Science does a terrible job predicting individual behavior. It’s not that we don’t try. We’re just not very good at it.
Science is really good at predicting a group. We collect data on a group, and use it to predict what the group, in general, will do. If you want to know if a drug works, we gather a group of people together, randomly assign them to wonder-drug and sugar-pill treatment conditions, and we see who lives and dies.
Then, we tell you that the new drug is great. But what we mean to say is that they it is generally great. Most of the people in the study did better on the drug. A few individuals had fabulous results. And a few people died. But, overall, it’s a great drug.
Unfortunately, you’re not a group. As an individual, it is extremely hard to predict what will happen to you on the new drug. You might be like most people. If so, take the drug.
You might be unusual. If you’re unusual, the drug will do wonders or kill you. But we can’t say which it will be.
Can we do any better predicting what movies you will watch? Yes and no.
On the yes side, there are several helpful factors. First, you do this behavior more than once. Science is always better at predicting events that repeat themselves. If you regularly rent movies, there might well be a pattern in your behavior. So if you’ve rented thousands of movies, predicting your behavior is feasible. In fact, if you watch lots of movies, you’re probably up for watching anything. But if you have only rented one movie, guessing your next movie is extremely difficult.
Science would prefer to predict a group, not an individual. And it would prefer to predict regularly repeating behavior, not occasional, periodic, or spurious behavior. If you blow up buildings on a regular basis, predicting that you’ll be violent in the future isn’t so hard. If you only blow up a building here or there, it’s difficult to model that behavior.
In 2006, Netflix offered a million dollars to anyone who could improve the predicting accuracy of Cinematch, their how-about-renting-this-movie software. To reach that goal, programmers tried to model consumer behavior.
The contestants were given a large file containing movie titles and dates. No information about the customers was included. So predicting individual behavior wasn’t possible. Like testing a new drug, movie ratings predict what will happen to a group of scores. The software will only predict you to the extent that you are a lot like the people in the data set.

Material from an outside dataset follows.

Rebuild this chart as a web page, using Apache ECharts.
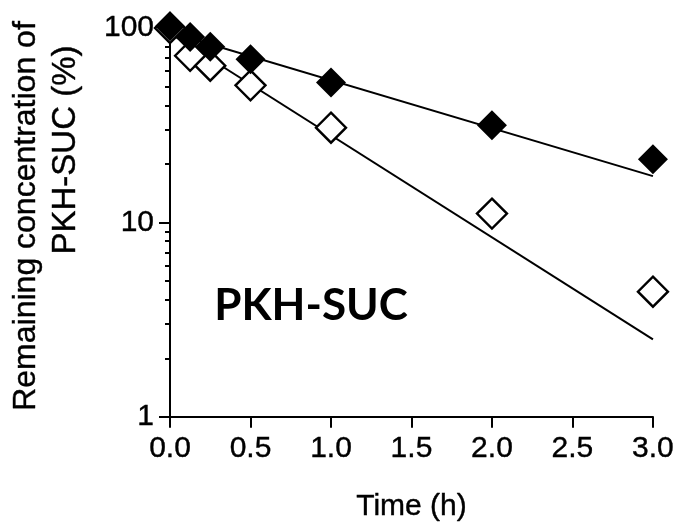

Predicting movie ratings is even harder than it might seem. Remember, the ratings are on a 5-point scale. And that scale uses ordinal numbers.
Ordinal numbers give us 1st, 2nd and 3rd place, but no information about how close the race was. First and second places could be really close, or quite far apart. So you might score Jaws high but is it a lot higher or only slightly higher than any other Spielberg film?
A related problem is that people aren’t consistent in their ratings. When you ask people to re-rate a movie, they give the same answer. This isn’t surprising, given that moods change. Although inconsistent ratings probably happen more often with those in the middle, we have to be in the right mood for even movies we love.
Predicting starts with a simple linear regression (see Day 5). You gather data and see what the general pattern is. If there is one simple straight line, your task will be quite easy. But more complicated data sets often require more work.
The general term is called modeling. Essentially, you calculate the correlation (see Day 4) between all of the variables, and see if you can find patterns or clusters of correlations. If you rated one funny movie high, you might do the same with another funny movie.
Here’s how modeling works. Start by imagining a room where movie titles are floating in air. When you look closer, you can see that all of the funny movies are floating near the ceiling; and the dark, scary films are near the floor.
You also notice that they are arranged left to right by their target age group: kid movies to the left, senior citizens to the right. The third dimension, the depth of the room, indicates popularity (most-liked to least-liked). This three dimensional space is a model of what these movies have in common.
Now think of these titles as flowing through the room, changing every few seconds. It’s a stream of information that has spurts, lulls, waves and transitions. In this rapidly changing sea of data, try to hit one title with a dart. Think of it as “pin the tail on the movie.” It is not an easy task.
In addition, you need to add more dimensions; three is not enough to describe them all. Movies vary on theme, quality of photography, cleverness of titles, the fame of actors, the quality of directors, the skill of editors, and on their cultural, spiritual, religious and political context. They could also be rating on happy endings, exotic settings, and intricate costumes.
Descriptions of these inter-correlations are called maps. Not only do they help clarify the data, they can also be quite pretty (see http://www.the-ensemble.com/).
Statistics often looks for consistent patterns. We predict what is best for groups of people based on other group data. We are great at predicting what large groups of people repeated do. We’re pretty good at predicting what large groups of people sometimes do. And we’re lousy at predicting what you will do.